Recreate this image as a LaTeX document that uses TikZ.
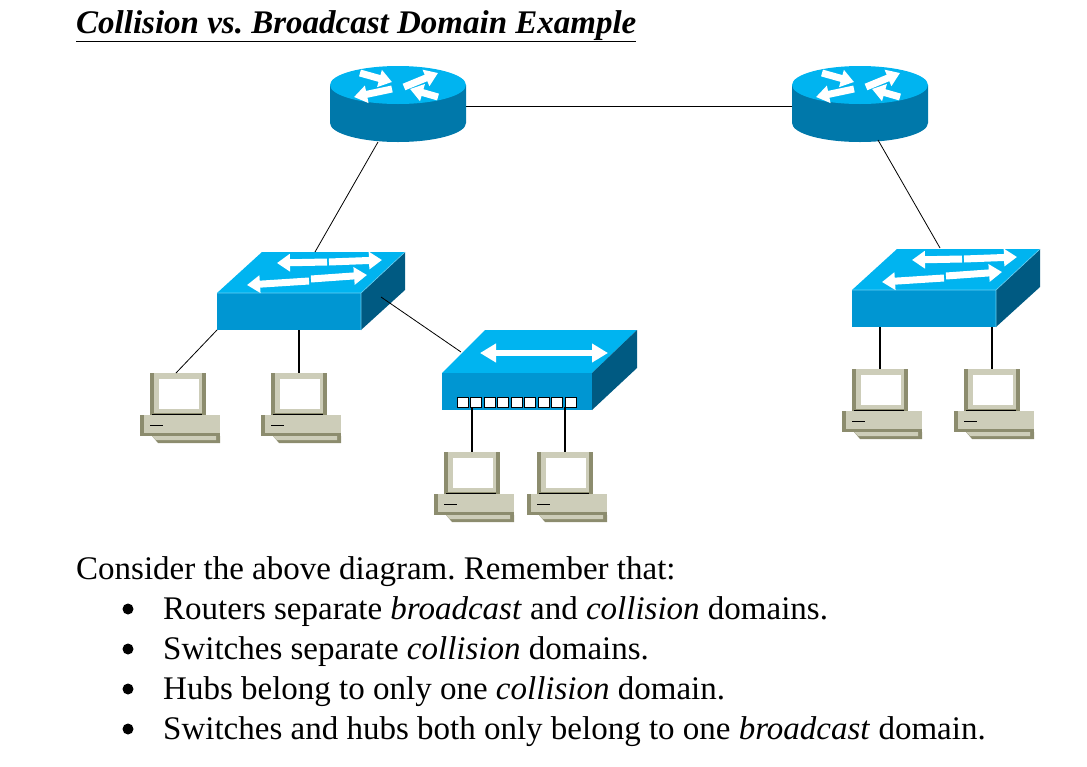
\documentclass[tikz,border=0pt]{standalone}
\usepackage{fontspec}
\setmainfont{Liberation Serif}
\frenchspacing
\usetikzlibrary{arrows.meta}
\definecolor{ctop}{RGB}{0,180,240}
\definecolor{cfront}{RGB}{0,150,210}
\definecolor{cside}{RGB}{0,90,130}
\definecolor{rside}{RGB}{0,120,170}
\definecolor{pcl}{RGB}{205,205,185}
\definecolor{pcd}{RGB}{140,140,110}
\tikzset{
 link/.style={line width=0.8pt},
 warr/.style={white,line width=7pt,-{Triangle[width=17pt,length=13pt]}},
 txt/.style={inner sep=0,font=\fontsize{33}{36}\selectfont},
 router/.pic={
  \fill[rside] (-68,0) -- (-68,38) arc[start angle=180,end angle=0,x radius=68,y radius=19] -- (68,0) -- cycle;
  \fill[ctop] (0,0) ellipse[x radius=68,y radius=19];
  \draw[warr] (-38,-12) -- (-6,-3);
  \draw[warr] (6,2) -- (40,-12);
  \draw[warr] (40,12) -- (12,4);
  \draw[warr] (-6,4) -- (-44,12);
 },
 switch/.pic={
  \fill[ctop] (0,0) -- (144,0) -- (188,-41) -- (45,-41) -- cycle;
  \fill[cfront] (0,0) rectangle (144,37);
  \fill[cside] (144,0) -- (188,-41) -- (188,-3) -- (144,37) -- cycle;
  \draw[ctop!60,line width=0.6pt] (0,0) -- (144,0) -- (188,-41) (144,0) -- (144,37);
  \draw[warr] (110,-31) -- (60,-30);
  \draw[warr] (112,-31) -- (165,-33);
  \draw[warr] (92,-12) -- (30,-8);
  \draw[warr] (94,-14) -- (150,-18);
 },
 hub/.pic={
  \fill[ctop] (0,0) -- (150,0) -- (195,-43) -- (43,-43) -- cycle;
  \fill[cfront] (0,0) rectangle (150,37);
  \fill[cside] (150,0) -- (195,-43) -- (195,-5) -- (150,37) -- cycle;
  \draw[white,line width=6pt,{Triangle[width=18pt,length=16pt]}-{Triangle[width=18pt,length=16pt]}] (38,-20) -- (166,-20);
  \foreach \i in {0,...,8} \fill[white,draw=black,line width=0.5pt] (15+\i*13.5,24) rectangle ++(11,10);
 },
 pc/.pic={
  \fill[pcd] (-28,0) rectangle (28,43);
  \fill[pcl] (-24,0) rectangle (28,40);
  \fill[pcd] (24,0) rectangle (28,43);
  \fill[white] (-19,6) rectangle (21,36);
  \fill[pcd] (-38,42) rectangle (42,63);
  \fill[pcl] (-34,42) rectangle (42,60);
  \draw[black,line width=1.2pt] (-26,41.5) -- (24,41.5);
  \draw[black,line width=0.8pt] (-28,52) -- (-15,52);
  \fill[pcd] (-26,63) -- (42,63) -- (42,70) -- (-20,70) -- cycle;
  \fill[pcl] (-26,63) -- (38,63) -- (38,67) -- (-22,67) -- cycle;
 }
}
\begin{document}
\begin{tikzpicture}[x=1pt,y=-1pt]
\useasboundingbox (0,0) rectangle (1087,766);
\pic at (398,85) {router};
\pic at (860,85) {router};
\coordinate (r1r) at (466,106); \coordinate (r2l) at (792,106);
\coordinate (r1b) at (378,142); \coordinate (r2b) at (878,140);
\draw[link] (r1r) -- (r2l);
\pic at (217,293) {switch};
\pic at (852,290) {switch};
\pic at (442,373) {hub};
\coordinate (s1t) at (315,252); \coordinate (s2t) at (940,248);
\coordinate (s1r) at (381,297); \coordinate (h1t) at (461,352);
\draw[link] (r1b) -- (s1t);
\draw[link] (r2b) -- (s2t);
\draw[link] (s1r) -- (h1t);
\pic at (178,373) {pc};
\pic at (299,373) {pc};
\pic at (472,452) {pc};
\pic at (565,452) {pc};
\pic at (880,369) {pc};
\pic at (992,369) {pc};
\coordinate (s1a) at (217,330); \coordinate (p1) at (176,373);
\coordinate (s1b) at (299,330); \coordinate (p2) at (299,373);
\coordinate (ha) at (472,407); \coordinate (p3) at (472,452);
\coordinate (hb) at (565,407); \coordinate (p4) at (565,452);
\coordinate (s2a) at (880,327); \coordinate (p5) at (880,369);
\coordinate (s2b) at (992,327); \coordinate (p6) at (992,369);
\draw[link] (s1a) -- (p1);
\draw[link,line width=1.2pt] (s1b) -- (p2) (ha) -- (p3) (hb) -- (p4) (s2a) -- (p5) (s2b) -- (p6);
\node[txt,anchor=base west,font=\fontsize{33}{36}\selectfont\bfseries\itshape] (title) at (76,33) {\underline{Collision vs. Broadcast Domain Example}};
\node[txt,anchor=base west] (t0) at (76,579) {Consider the above diagram. Remember that:};
\foreach \y/\t [count=\k] in {619/{Routers separate \emph{broadcast} and \emph{collision} domains.},659/{Switches separate \emph{collision} domains.},699/{Hubs belong to only one \emph{collision} domain.},739/{Switches and hubs both only belong to one \emph{broadcast} domain.}}{
 \fill (128,\y-10) circle (5.5pt);
 \node[txt,anchor=base west] (l\k) at (163,\y) {\t};
}
\end{tikzpicture}
\end{document}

◇ ◇ ◇ ◇ ◇ ◇ ◇

### Stated task:
Pictures in the data above should not be copied; transcribe everything else exactly.

### Solution for this task:
Recreate this image as a LaTeX document that uses TikZ.
\documentclass[tikz,border=0pt]{standalone}
\usepackage{fontspec}
\setmainfont{Liberation Serif}
\frenchspacing
\usetikzlibrary{arrows.meta}
\definecolor{ctop}{RGB}{0,180,240}
\definecolor{cfront}{RGB}{0,150,210}
\definecolor{cside}{RGB}{0,90,130}
\definecolor{rside}{RGB}{0,120,170}
\definecolor{pcl}{RGB}{205,205,185}
\definecolor{pcd}{RGB}{140,140,110}
\tikzset{
 link/.style={line width=0.8pt},
 warr/.style={white,line width=7pt,-{Triangle[width=17pt,length=13pt]}},
 txt/.style={inner sep=0,font=\fontsize{33}{36}\selectfont},
 router/.pic={
  \fill[rside] (-68,0) -- (-68,38) arc[start angle=180,end angle=0,x radius=68,y radius=19] -- (68,0) -- cycle;
  \fill[ctop] (0,0) ellipse[x radius=68,y radius=19];
  \draw[warr] (-38,-12) -- (-6,-3);
  \draw[warr] (6,2) -- (40,-12);
  \draw[warr] (40,12) -- (12,4);
  \draw[warr] (-6,4) -- (-44,12);
 },
 switch/.pic={
  \fill[ctop] (0,0) -- (144,0) -- (188,-41) -- (45,-41) -- cycle;
  \fill[cfront] (0,0) rectangle (144,37);
  \fill[cside] (144,0) -- (188,-41) -- (188,-3) -- (144,37) -- cycle;
  \draw[ctop!60,line width=0.6pt] (0,0) -- (144,0) -- (188,-41) (144,0) -- (144,37);
  \draw[warr] (110,-31) -- (60,-30);
  \draw[warr] (112,-31) -- (165,-33);
  \draw[warr] (92,-12) -- (30,-8);
  \draw[warr] (94,-14) -- (150,-18);
 },
 hub/.pic={
  \fill[ctop] (0,0) -- (150,0) -- (195,-43) -- (43,-43) -- cycle;
  \fill[cfront] (0,0) rectangle (150,37);
  \fill[cside] (150,0) -- (195,-43) -- (195,-5) -- (150,37) -- cycle;
  \draw[white,line width=6pt,{Triangle[width=18pt,length=16pt]}-{Triangle[width=18pt,length=16pt]}] (38,-20) -- (166,-20);
  \foreach \i in {0,...,8} \fill[white,draw=black,line width=0.5pt] (15+\i*13.5,24) rectangle ++(11,10);
 },
 pc/.pic={
  \fill[pcd] (-28,0) rectangle (28,43);
  \fill[pcl] (-24,0) rectangle (28,40);
  \fill[pcd] (24,0) rectangle (28,43);
  \fill[white] (-19,6) rectangle (21,36);
  \fill[pcd] (-38,42) rectangle (42,63);
  \fill[pcl] (-34,42) rectangle (42,60);
  \draw[black,line width=1.2pt] (-26,41.5) -- (24,41.5);
  \draw[black,line width=0.8pt] (-28,52) -- (-15,52);
  \fill[pcd] (-26,63) -- (42,63) -- (42,70) -- (-20,70) -- cycle;
  \fill[pcl] (-26,63) -- (38,63) -- (38,67) -- (-22,67) -- cycle;
 }
}
\begin{document}
\begin{tikzpicture}[x=1pt,y=-1pt]
\useasboundingbox (0,0) rectangle (1087,766);
\pic at (398,85) {router};
\pic at (860,85) {router};
\coordinate (r1r) at (466,106); \coordinate (r2l) at (792,106);
\coordinate (r1b) at (378,142); \coordinate (r2b) at (878,140);
\draw[link] (r1r) -- (r2l);
\pic at (217,293) {switch};
\pic at (852,290) {switch};
\pic at (442,373) {hub};
\coordinate (s1t) at (315,252); \coordinate (s2t) at (940,248);
\coordinate (s1r) at (381,297); \coordinate (h1t) at (461,352);
\draw[link] (r1b) -- (s1t);
\draw[link] (r2b) -- (s2t);
\draw[link] (s1r) -- (h1t);
\pic at (178,373) {pc};
\pic at (299,373) {pc};
\pic at (472,452) {pc};
\pic at (565,452) {pc};
\pic at (880,369) {pc};
\pic at (992,369) {pc};
\coordinate (s1a) at (217,330); \coordinate (p1) at (176,373);
\coordinate (s1b) at (299,330); \coordinate (p2) at (299,373);
\coordinate (ha) at (472,407); \coordinate (p3) at (472,452);
\coordinate (hb) at (565,407); \coordinate (p4) at (565,452);
\coordinate (s2a) at (880,327); \coordinate (p5) at (880,369);
\coordinate (s2b) at (992,327); \coordinate (p6) at (992,369);
\draw[link] (s1a) -- (p1);
\draw[link,line width=1.2pt] (s1b) -- (p2) (ha) -- (p3) (hb) -- (p4) (s2a) -- (p5) (s2b) -- (p6);
\node[txt,anchor=base west,font=\fontsize{33}{36}\selectfont\bfseries\itshape] (title) at (76,33) {\underline{Collision vs. Broadcast Domain Example}};
\node[txt,anchor=base west] (t0) at (76,579) {Consider the above diagram. Remember that:};
\foreach \y/\t [count=\k] in {619/{Routers separate \emph{broadcast} and \emph{collision} domains.},659/{Switches separate \emph{collision} domains.},699/{Hubs belong to only one \emph{collision} domain.},739/{Switches and hubs both only belong to one \emph{broadcast} domain.}}{
 \fill (128,\y-10) circle (5.5pt);
 \node[txt,anchor=base west] (l\k) at (163,\y) {\t};
}
\end{tikzpicture}
\end{document}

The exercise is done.